Me gustaría decir que es un paseo maravilloso, me gustaría decir que es un cobijo reparador, que me llenaría de felicidad, de sosiego. Me gustaría decir que por sus senderos vivo horas sumido en reflexiones, imaginando cuentos para mis nietos o charlando en preciada compañía. Pero no. Otra vez estoy aquí como quien visita a un amigo enfermo del que intuyes un final largo y trágico.
A los
pies de un pequeño castillo pulcramente cuidado, y separado de él por un pinar,
quisiera haberme adentrado en el Forestal de Villaviciosa de Odón, como se hubiera
adentrado un niño en una juguetería: con ánimo de aventurero, con ilusión infantil,
sabiendo que la visita no iba a ser baldía. Que distinto a la visita caritativa
que se hace al amigo en el lecho del dolor.
He
venido al Paseo de los Alcornoques. Una parte del hábitat que pudiera ser mi
preferida si no existiesen otras de cumplida estampa, y si no se me desgarrase
el alma en mi negativo peritaje. He venido huyendo del calor del estío
madrileño, buscando la parada que ordenadamente me permita la valoración
crítica. Ahora mis sentidos están atentos al entorno, como el médico atiende al
metrónomo humano con su frío estetoscopio.
Es el sustantivo
paseo burlesca calidad de lo que nuestra imaginación pudiera sugerir. Camino, eso
sí, de tierra prensada abandonado al tiempo y a los temporales que aventura farragosos
paseos invernales. Flanqueado a la izquierda por taludes inestables que mueren
en profunda cuneta que no lo es tanto al ser vertedero de restos botánicos,
piedras o canalizaciones de obra civil que hacen difícil su función. Por el margen
derecho me alerta la escarpada ladera de diversa e incongruente constitución
arbórea, que viene a morir en el Arroyo de la Madre del que toma patrón y
referencia en su sinuoso trazado.
Es el
Arroyo de la Madre arteria vital del Forestal, pues gracias a él trasportan las
distintas especies los nutrientes necesarios para su vida. Por ello me paró en
su análisis, aunque no vea sino el canal arenoso por el que hace casi cuatro
décadas corría agua abundante y en el que ahora fructifican especies que fundan
su existencia en filtrados cloacales.
Levanto
la vista y me fijo en los árboles que ya dije flanqueaban el camino.

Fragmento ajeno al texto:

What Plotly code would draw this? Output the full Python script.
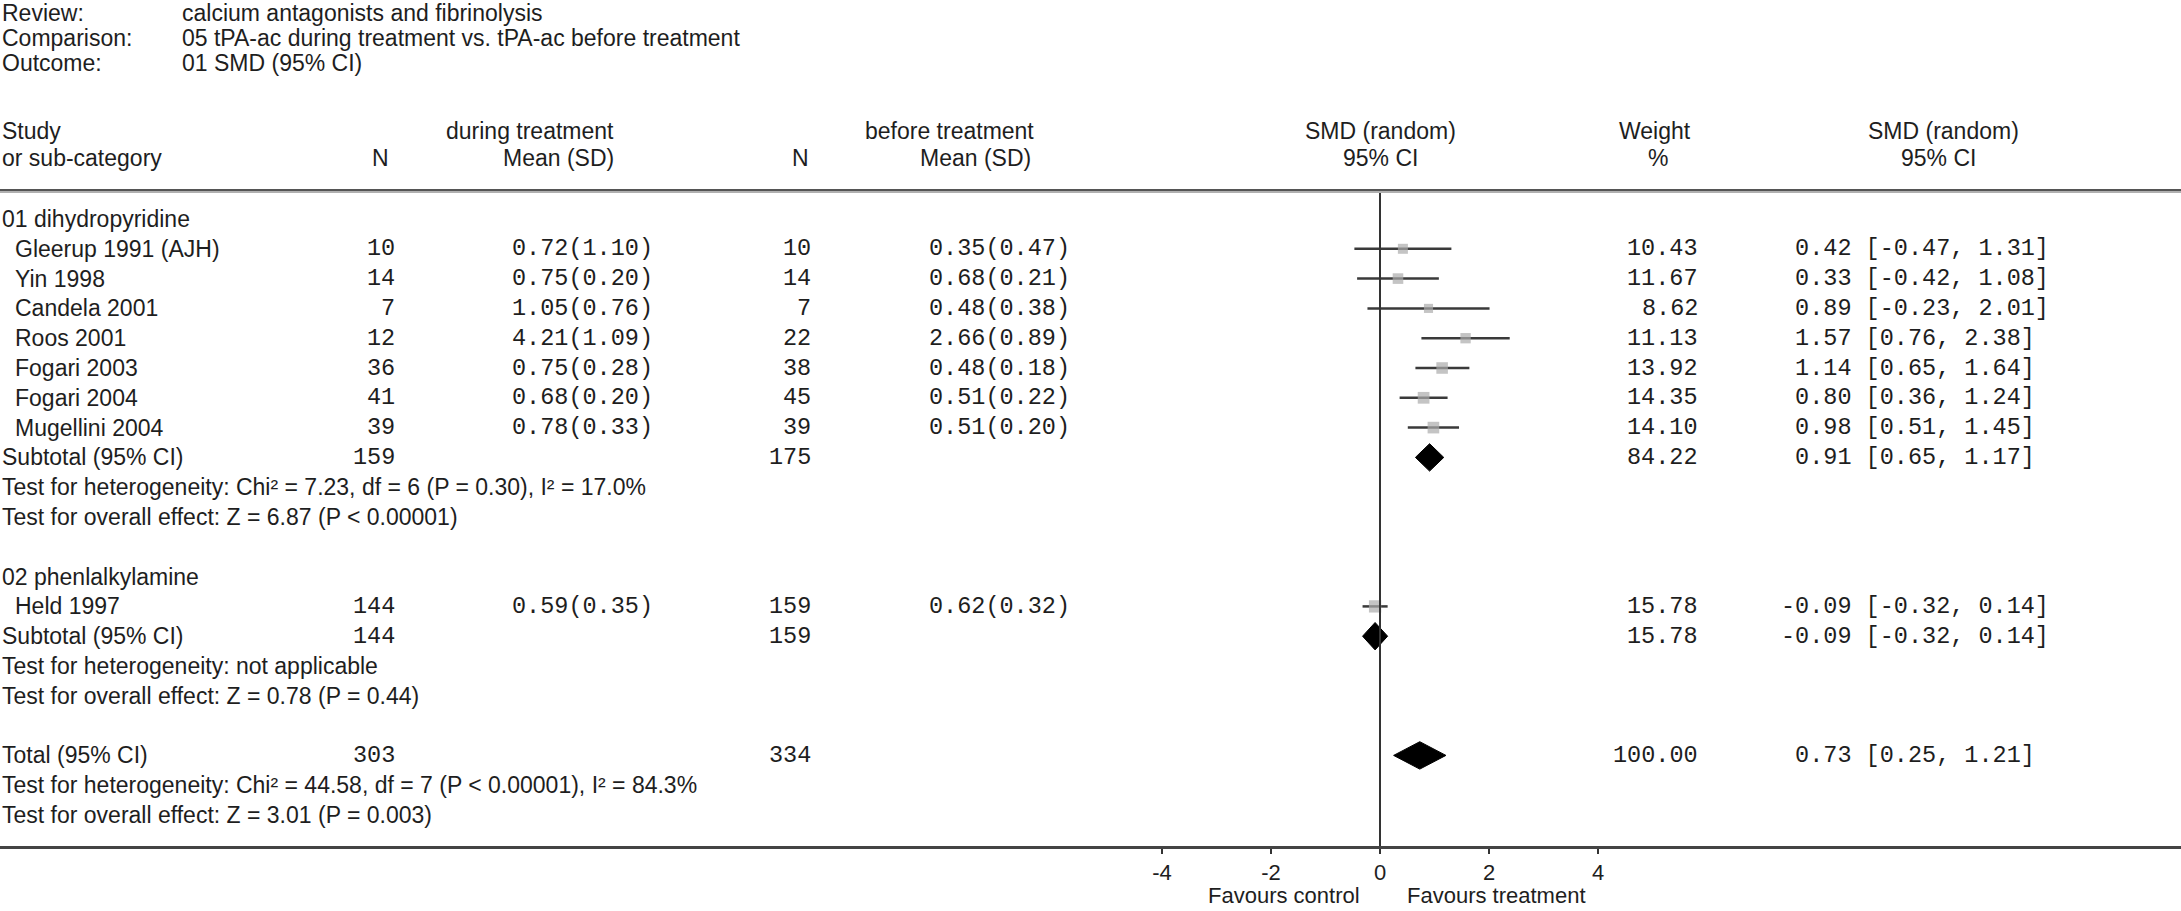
import plotly.graph_objects as go

# ---- data ----
group1_name = "01 dihydropyridine"
group1_studies = ["Gleerup 1991 (AJH)", "Yin 1998", "Candela 2001", "Roos 2001",
                  "Fogari 2003", "Fogari 2004", "Mugellini 2004"]
group1_n_during = [10, 14, 7, 12, 36, 41, 39]
group1_mean_during = [0.72, 0.75, 1.05, 4.21, 0.75, 0.68, 0.78]
group1_sd_during = [1.10, 0.20, 0.76, 1.09, 0.28, 0.20, 0.33]
group1_n_before = [10, 14, 7, 22, 38, 45, 39]
group1_mean_before = [0.35, 0.68, 0.48, 2.66, 0.48, 0.51, 0.51]
group1_sd_before = [0.47, 0.21, 0.38, 0.89, 0.18, 0.22, 0.20]
group1_weight = [10.43, 11.67, 8.62, 11.13, 13.92, 14.35, 14.10]
group1_smd = [0.42, 0.33, 0.89, 1.57, 1.14, 0.80, 0.98]
group1_lo = [-0.47, -0.42, -0.23, 0.76, 0.65, 0.36, 0.51]
group1_hi = [1.31, 1.08, 2.01, 2.38, 1.64, 1.24, 1.45]
group1_subtotal = dict(n1=159, n2=175, weight=84.22, smd=0.91, lo=0.65, hi=1.17)
group1_tests = ["Test for heterogeneity: Chi² = 7.23, df = 6 (P = 0.30), I² = 17.0%",
                "Test for overall effect: Z = 6.87 (P < 0.00001)"]

group2_name = "02 phenlalkylamine"
group2_studies = ["Held 1997"]
group2_n_during = [144]
group2_mean_during = [0.59]
group2_sd_during = [0.35]
group2_n_before = [159]
group2_mean_before = [0.62]
group2_sd_before = [0.32]
group2_weight = [15.78]
group2_smd = [-0.09]
group2_lo = [-0.32]
group2_hi = [0.14]
group2_subtotal = dict(n1=144, n2=159, weight=15.78, smd=-0.09, lo=-0.32, hi=0.14)
group2_tests = ["Test for heterogeneity: not applicable",
                "Test for overall effect: Z = 0.78 (P = 0.44)"]

total = dict(n1=303, n2=334, weight=100.00, smd=0.73, lo=0.25, hi=1.21)
total_tests = ["Test for heterogeneity: Chi² = 44.58, df = 7 (P < 0.00001), I² = 84.3%",
               "Test for overall effect: Z = 3.01 (P = 0.003)"]

header_info = [("Review:", "calcium antagonists and fibrinolysis"),
               ("Comparison:", "05 tPA-ac during treatment vs. tPA-ac before treatment"),
               ("Outcome:", "01 SMD (95% CI)")]
x_ticks = [-4, -2, 0, 2, 4]

# ---- layout helpers ----
W, H = 2181, 911
SANS = "Liberation Sans, Arial, sans-serif"
MONO = "Liberation Mono, Courier New, monospace"
TXT = "#1e1e1e"
ROW0_PX, PITCH = 219, 29.8
AXIS_PX = 846
ZERO_PX, UNIT_PX = 1380, 54.5


def row_of(px):
    return (px - ROW0_PX) / PITCH


def px(x):
    return x / W


annotations = []


def txt(x, y, s, anchor="left", font=SANS, size=23, yref="y"):
    annotations.append(dict(x=px(x), y=y, xref="paper", yref=yref, text=s,
                            showarrow=False, xanchor=anchor, yanchor="middle",
                            font=dict(family=font, size=size, color=TXT)))


def ci_text(smd, lo, hi):
    s = f"{smd:.2f} [{lo:.2f}, {hi:.2f}]"
    return ("\u00a0" + s) if smd >= 0 else s


fig = go.Figure()

# header block
for i, (k, v) in enumerate(header_info):
    r = row_of(13 + 25 * i)
    txt(0, r, k)
    txt(180, r, v)

r1, r2 = row_of(131), row_of(158)
txt(0, r1, "Study")
txt(0, r2, "or sub-category")
txt(380, r2, "N", "center")
txt(530, r1, "during treatment", "center")
txt(616, r2, "Mean (SD)", "right")
txt(800, r2, "N", "center")
txt(949, r1, "before treatment", "center")
txt(1033, r2, "Mean (SD)", "right")
txt(ZERO_PX, r1, "SMD (random)", "center")
txt(ZERO_PX, r2, "95% CI", "center")
txt(1655, r1, "Weight", "center")
txt(1658, r2, "%", "center")
txt(1943, r1, "SMD (random)", "center")
txt(1938, r2, "95% CI", "center")

study_rows, study_smd, study_lo, study_hi, study_w = [], [], [], [], []
diamonds = []

row = 0
groups = [
    (group1_name, group1_studies, group1_n_during, group1_mean_during, group1_sd_during,
     group1_n_before, group1_mean_before, group1_sd_before, group1_weight,
     group1_smd, group1_lo, group1_hi, group1_subtotal, group1_tests),
    (group2_name, group2_studies, group2_n_during, group2_mean_during, group2_sd_during,
     group2_n_before, group2_mean_before, group2_sd_before, group2_weight,
     group2_smd, group2_lo, group2_hi, group2_subtotal, group2_tests),
]
for (gname, names, n1, m1, s1, n2, m2, s2, w, smd, lo, hi, sub, tests) in groups:
    txt(0, row, gname)
    row += 1
    for i in range(len(names)):
        txt(13, row, names[i])
        txt(397, row, str(n1[i]), "right", MONO, 23.5)
        txt(510, row, f"{m1[i]:.2f}({s1[i]:.2f})", "left", MONO, 23.5)
        txt(813, row, str(n2[i]), "right", MONO, 23.5)
        txt(927, row, f"{m2[i]:.2f}({s2[i]:.2f})", "left", MONO, 23.5)
        txt(1700, row, f"{w[i]:.2f}", "right", MONO, 23.5)
        txt(1779, row, ci_text(smd[i], lo[i], hi[i]), "left", MONO, 23.5)
        study_rows.append(row)
        study_smd.append(smd[i])
        study_lo.append(lo[i])
        study_hi.append(hi[i])
        study_w.append(w[i])
        row += 1
    txt(0, row, "Subtotal (95% CI)")
    txt(397, row, str(sub["n1"]), "right", MONO, 23.5)
    txt(813, row, str(sub["n2"]), "right", MONO, 23.5)
    txt(1700, row, f"{sub['weight']:.2f}", "right", MONO, 23.5)
    txt(1779, row, ci_text(sub["smd"], sub["lo"], sub["hi"]), "left", MONO, 23.5)
    diamonds.append((row, sub))
    row += 1
    for t in tests:
        txt(0, row, t)
        row += 1
    row += 1

txt(0, row, "Total (95% CI)")
txt(397, row, str(total["n1"]), "right", MONO, 23.5)
txt(813, row, str(total["n2"]), "right", MONO, 23.5)
txt(1700, row, f"{total['weight']:.2f}", "right", MONO, 23.5)
txt(1779, row, ci_text(total["smd"], total["lo"], total["hi"]), "left", MONO, 23.5)
diamonds.append((row, total))
row += 1
for t in total_tests:
    txt(0, row, t)
    row += 1

# confidence interval lines
ci_x, ci_y = [], []
for r, l, h in zip(study_rows, study_lo, study_hi):
    ci_x += [l, h, None]
    ci_y += [r, r, None]
fig.add_trace(go.Scatter(x=ci_x, y=ci_y, mode="lines",
                         line=dict(color="#3a3a3a", width=2.5), hoverinfo="skip"))

# study squares
fig.add_trace(go.Scatter(x=study_smd, y=study_rows, mode="markers",
                         marker=dict(symbol="square", color="#ababab",
                                     size=[3.1 * w ** 0.5 for w in study_w],
                                     line=dict(width=0)),
                         hoverinfo="x+y"))

# pooled diamonds
for r, d in diamonds:
    fig.add_trace(go.Scatter(x=[d["lo"], d["smd"], d["hi"], d["smd"], d["lo"]],
                             y=[r, r - 0.46, r, r + 0.46, r],
                             mode="lines", fill="toself", fillcolor="black",
                             line=dict(color="black", width=1), hoverinfo="skip"))

# zero line and rules
rule_r = row_of(190)
bottom_r = row_of(AXIS_PX)
shapes = [
    dict(type="line", xref="x", yref="y", x0=0, x1=0, y0=rule_r, y1=bottom_r,
         line=dict(color="#333333", width=2)),
    dict(type="line", xref="paper", yref="y", x0=0, x1=1, y0=rule_r, y1=rule_r,
         line=dict(color="#555555", width=2)),
    dict(type="line", xref="paper", yref="y", x0=0, x1=1, y0=rule_r + 0.07, y1=rule_r + 0.07,
         line=dict(color="#b0b0b0", width=2)),
]

# favours labels under the axis
fav_y = 1 - 895 / H
txt(1284, fav_y, "Favours control", "center", size=22, yref="paper")
txt(1496, fav_y, "Favours treatment", "center", size=22, yref="paper")

fig.update_layout(
    width=W, height=H,
    margin=dict(l=0, r=0, t=0, b=0),
    paper_bgcolor="white", plot_bgcolor="white",
    showlegend=False,
    annotations=annotations,
    shapes=shapes,
    xaxis=dict(range=[-ZERO_PX / UNIT_PX, (W - ZERO_PX) / UNIT_PX],
               domain=[0, 1], tickvals=x_ticks, ticktext=[str(t) for t in x_ticks],
               ticks="outside", ticklen=5, tickwidth=2, tickcolor="#333333",
               showline=True, linecolor="#444444", linewidth=3,
               showgrid=False, zeroline=False,
               tickfont=dict(family=SANS, size=22, color=TXT)),
    yaxis=dict(range=[bottom_r, row_of(0)], domain=[1 - AXIS_PX / H, 1],
               visible=False, showgrid=False, zeroline=False),
)

fig.write_html("out.html", post_script="document.body.style.margin='0';",
               config=dict(displayModeBar=False))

La mayoría
de ellos están tocados de una muerte que aflora en sus ápices y ramas más altas,
semejantes, en su forma, a sombrillas sin tela que dan una nota fantasmal al
camino; otros muestran sus heridas de color marrón en la punta de las hojas incompatibles
con el verdor de su clorofila; otros son víctimas de la hiedra asesina que poco
a poco les fagocitará; todos calzan sus raíces de un mar de gramíneas, posibles
cómplices de despreocupados ignorantes o malvados pirómanos.
De sus
copas, otra hora altavoces de mil melodías, apenas si llega el martilleo de un
pico pica pinos, certificando, en su afán alimenticio, la muerte del árbol. Un
poco más allá quizás oiga algún mirlo o algún gorrión que viniera huyendo del
calor; quizás también vea el paso ágil de la andarina lavandera. Más allá, en
el Senderillo de los Conejos, pudiera ser que alertara los pasos inocentes de
esos animalillos inocentes. Pero todo
ello no será sino casual, efímero.
Al fondo, donde el sinuoso camino
reaparece de su interrumpida perspectiva, veo un puente estudiadamente
ornamental, improcedente de un ámbito medioambiental natural, maltratado por el
tiempo, los vándalos y la dejación de las autoridades que recibieron la
responsabilidad de su cuidado. Su naturaleza de madera, muestra las cicatrices
palmarias de una sociedad que vive a espaldas a ese trocito de mundo que podría
indicar cual es el lugar de los humanos en su entorno, pero que por vanidad,
por soberbia y por egoísmo pretendemos desautorizar y reinventar.
Qué pena que esta escuela de vida
vaya a sustituirse, tarde o temprano, por un mausoleo.